Sunrun is marketing its products as a relief system for blackouts and a stressed-out grid - and it seems to be working.
The US electrical grid has seen better days. Certainly brighter ones. Last fall, PG&E shut off power to hundreds of thousands of its customers.
- The company's battery sales ballooned last October, when the shutoffs peaked, a spokesperson said.
- Sunrun published a report that showed how its customers who lost grid power were able to keep the lights on for up to five or six days straight.
Sunrun also told us that its panels, distributed across thousands of homes, could replace carbon-emitting power plants on the grid.
The startup has raised $70 million from big backers including G2VP, a venture fund that spun out of Kleiner Perkins in 2016. But what does it actually do?
Level 1: Arcadia is a sleek website and app that manages your utility bill. Depending on where you live, it can shave up to 20% off your bill and allow you to source clean energy for your home.
Level 2: Arcadia has three major offerings, two of which are only available to customers in certain regions of the country.
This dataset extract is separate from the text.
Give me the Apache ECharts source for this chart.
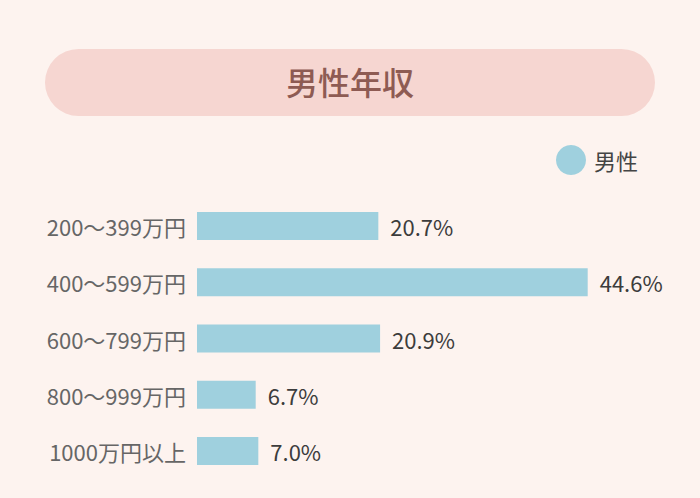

- RECs: When you sign up for the platform, Arcadia automatically matches half of your monthly energy usage with what are called renewable energy certificates (or RECs) at no cost - no matter where you live.
- Smart Rate: If you live in a region where the energy market is deregulated - such as in much of the Northeast and the Great Plains - Arcadia can hook you up with cheaper sources of energy.
- Community solar: Residents in a handful of states (which may or may not overlap with those above!) can join Arcadia's community solar program, which means you'll own or lease a fraction of a nearby solar farm.
Level 3: Oh, boy. So the US energy system is … complicated. That's actually one reason why Arcadia is useful. But there are a couple of details about Arcadia's business that are worth delving into.
- RECs are far wilder than they sound. When a wind or solar farm generates 1 MWh of energy, it also generates one REC - which represents its "greenness."
- Energy and RECs are often sold separately, and the price of the REC varies by location and demand.
- Arcadia will eventually offer financing for energy efficiency devices like smart thermostats. It's likely that the company will eventually integrate its offerings with those tools.
- What could that look like? "Consumers can automatically have their thermostat programmed to optimize for cost savings and optimize for carbon emissions at the same time," said Sameer Reddy, a partner at Energy Impact Partners, which backs Arcadia.
4 big stories I didn't cover
- This week, energy giant BP set an "ambition" to reach net-zero emissions by 2050 from its operations and the oil and gas it directly extracts and sells.
- The utility giant Dominion Energy also announced a commitment this week to achieve net-zero emissions by 2050, which covers the company's "electricity generation and gas infrastructure operations."
- Greentech Media reported on an analysis that shows wind farms are less reliable than solar in meeting output expectations. I find that interesting because big investors say wind will beat out solar in returns.
- Denmark's Orsted, a top-5 wind developer, is betting offshore wind energy will green the $145 billion hydrogen industry, Bloomberg reports. And, well, I'm obsessed with hydrogen.
- Finally, a good surprise: Global carbon emissions "flatlined" last year.
That's all! It's a three-day weekend, which is great news because I've been blowing my nose for what feels like 100-days straight. I hope you enjoy the break.